Profit after tax dropped by one third to $12.4 billion compared with the first six months of 2024, hit by restructuring costs and an impairment on its stake in a Chinese lender.
The London-headquartered bank is months into a shakeup aimed at simplifying the group's structure and delivering $1.5 billion in annual cost savings in 2027.
It comes as the bank sector faces volatile trading as a result of US President Donald Trump's tariffs onslaught.
"We have delivered these results in an ongoing period of uncertainty," chief executive Georges Elhedery said in call with reporters Wednesday.
"It has become increasingly important to simplify the organisation and make it more agile for further growth," he added.
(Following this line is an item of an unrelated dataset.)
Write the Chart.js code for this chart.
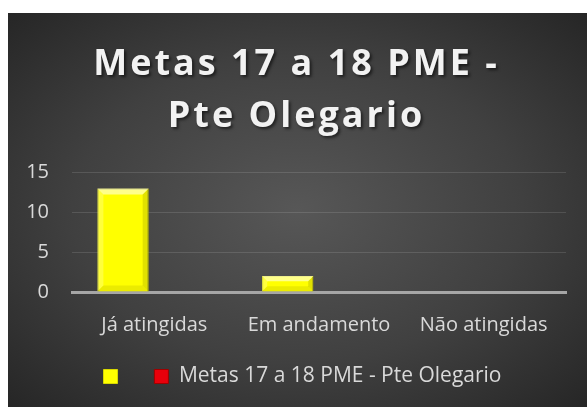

The bank recorded a $2.1 billion impairment linked to its stake in China's Bank of Communications, which was recapitalised by the country's finance ministry this year.
Elhedery said that HSBC is "making positive progress" in its structural overhaul, which began in October, shortly after he became chief executive.
Operating expenses increased four percent, which the bank partly attributed to restructuring and related costs.
The bank generates most of its revenue in Asia and has spent several years pivoting to the region, vowing to develop its wealth business and target fast-growing markets.
HSBC shares fell around 2.5 percent in morning deals on London's top-tier FTSE 100 index despite a dividend payment and plans to repurchase up to $3 billion of shares.
- Missed expectations -
Elhedery said HSBC is "well positioned to manage the changes and uncertainties prevalent within the global environment in which we operate, including in relation to tariffs".
He noted that a "broader macroeconomic deterioration" could impact returns in future years.
Profit before tax fell more than 26 percent to $15.8 billion, falling short of analyst expectations.
First-half revenue declined nine percent to $34.1 billion.
"Repositioning HSBC is not a simple task given its size and scale," said Russ Mould, investment director at AJ Bell.
"There are also challenges in its priority regions such as property market weakness in Hong Kong and mainland China.
"It means investors must continue to brace themselves for setbacks in its results well into 2026," he added.
In Hong Kong, HSBC shares in were down 3.8 percent at the close.
Morningstar senior equity analyst Michael Makdad said the bank "needs to make sure that shareholders in Asia remain on board with the strategic direction... centred on simplification and intensive cost-cutting, but without a radical overhaul of the entire business model".
Makdad added that its immediate challenge is to find a replacement for board chairman Mark Tucker, who will retire by the end of 2025 after eight years helping to steer Europe's largest bank.